Artist, university professor and art historian and much more, it is the professor emeritus of History of Art, Bruno Toscano, born in 1930. In the post-war period, with the Group of Six and with the Spoleto Prize (National Exhibition of Figurative Arts) he helped to promote Spoleto as one of the most active centers of contemporary art: a remarkable personality for the Italian art and the Umbria itself.

 

Bruno Toscano

Professor, what is your link with Umbria?

My parents were from Calabria, but I was born and I received my first education in Spoleto. Moreover, many of my researches are focused on different aspects of Umbria.

I read that you was the founder of the first Spoleto film club: today, what is your relationship with this art?

We founded, my painters friends and me, the film club immediately after the war, in 1949, as an act of freedom. We wanted to introduce many films that had been forbidden during the Fascism period. We decided to inaugurate the cineclub with “La grande illusione” Jean Renoir’s masterpiece against the war. In the program there was a lot of French cinema of the 30s, but also the Italian Neorealism, which was exploding in those years. Overall, it was a poor cinema, in black and white.

How was Umbria, from an artistic perspective, at the time of the Group of the Six (Bruno Toscano, Giuseppe De Gregorio, Filippo Marignoli, Giannetto Orsini, Ugo Rambaldi, Piero Raspi)?

It was a period of intense activity and very far from a provincial dimension. Critics and leading artists came together from the major Italian centers to Spoleto. In the jury of the numerous editions of the Spoleto Prize, which started in 1953, there were critics such as Francesco Arcangeli, Luigi Carluccio, Marco Valsecchi and artists such as Mario Mafai, Roberto Melli and Marino Mazzacurati.

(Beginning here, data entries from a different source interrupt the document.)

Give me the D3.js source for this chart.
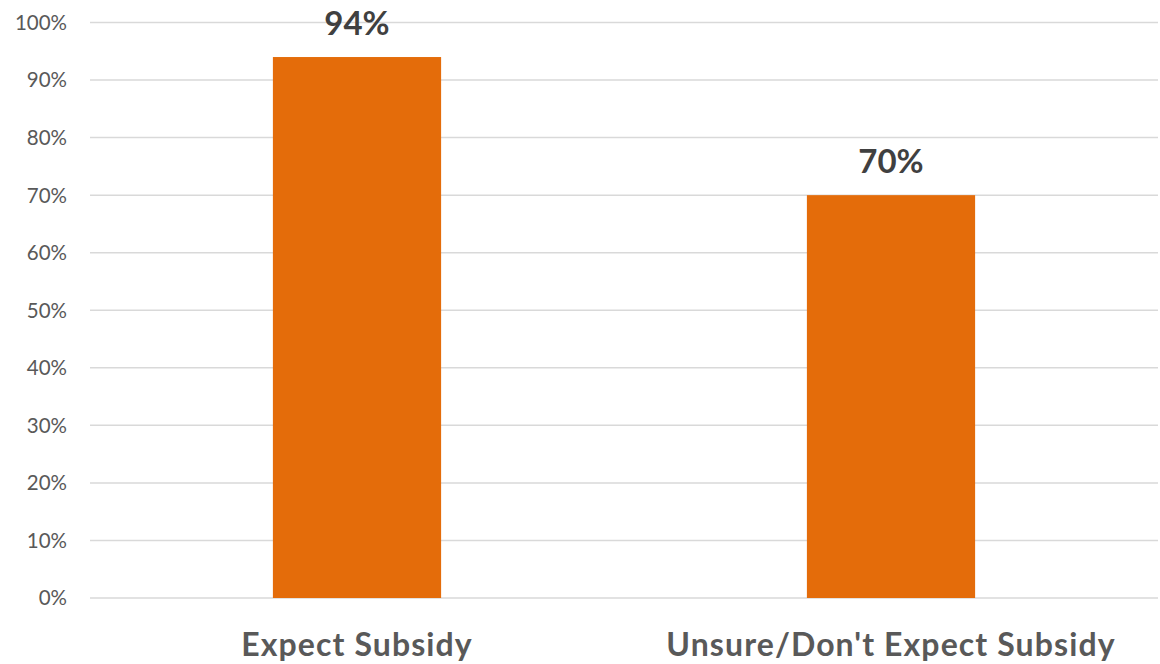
<!DOCTYPE html>
<html>
<head>
<meta charset="utf-8">
<script src="https://cdn.jsdelivr.net/npm/d3@7"></script>
<style>
  body { margin: 0; background: #fff; }
  svg { display: block; font-family: Lato, "Open Sans", sans-serif; }
</style>
</head>
<body>
<svg id="chart" width="1160" height="664"></svg>
<script>
const categories = ["Expect Subsidy", "Unsure/Don't Expect Subsidy"];
const values = [94, 70];
const yTicks = [0, 10, 20, 30, 40, 50, 60, 70, 80, 90, 100];

const svg = d3.select("#chart");
const plotLeft = 90, plotRight = 1158, plotTop = 22.5, plotBottom = 598;

const x = d3.scaleBand()
  .domain(categories)
  .range([plotLeft, plotRight])
  .paddingInner(0.685)
  .paddingOuter(0.3425);

const y = d3.scaleLinear()
  .domain([0, 100])
  .range([plotBottom, plotTop]);

// gridlines
svg.append("g")
  .selectAll("line")
  .data(yTicks)
  .enter()
  .append("line")
  .attr("x1", plotLeft)
  .attr("x2", plotRight)
  .attr("y1", d => y(d))
  .attr("y2", d => y(d))
  .attr("stroke", "#d9d9d9")
  .attr("stroke-width", 1.5);

// y axis labels
svg.append("g")
  .selectAll("text")
  .data(yTicks)
  .enter()
  .append("text")
  .attr("x", 67)
  .attr("y", d => y(d))
  .attr("dy", "0.36em")
  .attr("text-anchor", "end")
  .attr("font-size", 20.5)
  .attr("fill", "#595959")
  .text(d => d + "%");

// bars
const data = categories.map((c, i) => ({ cat: c, val: values[i] }));
svg.append("g")
  .selectAll("rect")
  .data(data)
  .enter()
  .append("rect")
  .attr("x", d => x(d.cat))
  .attr("y", d => y(d.val))
  .attr("width", x.bandwidth())
  .attr("height", d => y(0) - y(d.val))
  .attr("fill", "#e46c0a");

// value labels
svg.append("g")
  .selectAll("text")
  .data(data)
  .enter()
  .append("text")
  .attr("x", d => x(d.cat) + x.bandwidth() / 2)
  .attr("y", d => y(d.val) - 22)
  .attr("text-anchor", "middle")
  .attr("font-size", 33)
  .attr("font-weight", "bold")
  .attr("fill", "#404040")
  .text(d => d.val + "%");

// category labels
svg.append("g")
  .selectAll("text")
  .data(categories)
  .enter()
  .append("text")
  .attr("x", d => x(d) + x.bandwidth() / 2)
  .attr("y", 656)
  .attr("text-anchor", "middle")
  .attr("font-size", 32)
  .attr("font-weight", "bold")
  .attr("letter-spacing", 1.1)
  .attr("fill", "#595959")
  .text(d => d);
</script>
</body>
</html>
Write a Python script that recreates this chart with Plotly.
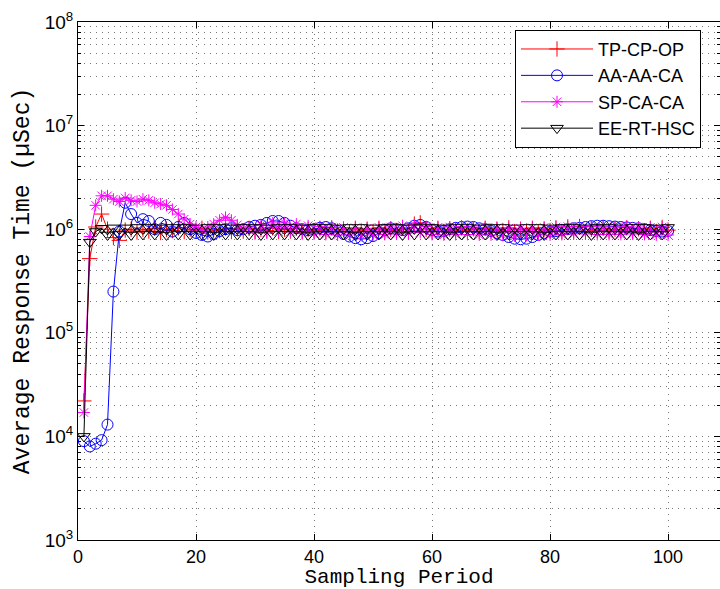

How is our region today from an artistic point of view?

I do not see an effective and global project that aims to promote the knowledge of contemporary art in its various expressionsThe Ciac of Foligno is an exception, conceived as an observatory of wide visibility. But this is no t only a problem for Umbria. It is known that the decline has deep and wide-ranging origins. When knowledge is no longer considered necessary, the level of education and the interest in history and art are lowered. 

How did Umbria influence your painting?

My paintings are linked to the places that surround me. But these are not “views”, but rather a habitat full of stimulus and very engaging. There is something maternal in the earth that surrounds us, which can’t be represented through conventional figurative forms.

How would you describe Umbria in three words?

Divided between growing areas and abandoned areas; as a consequence, impoverished; despite everything, fascinating.

The first thing that comes to your mind thinking of this region…

“…fertile land of high mountain hangs …”from the “Divina Commedia” XI Canto.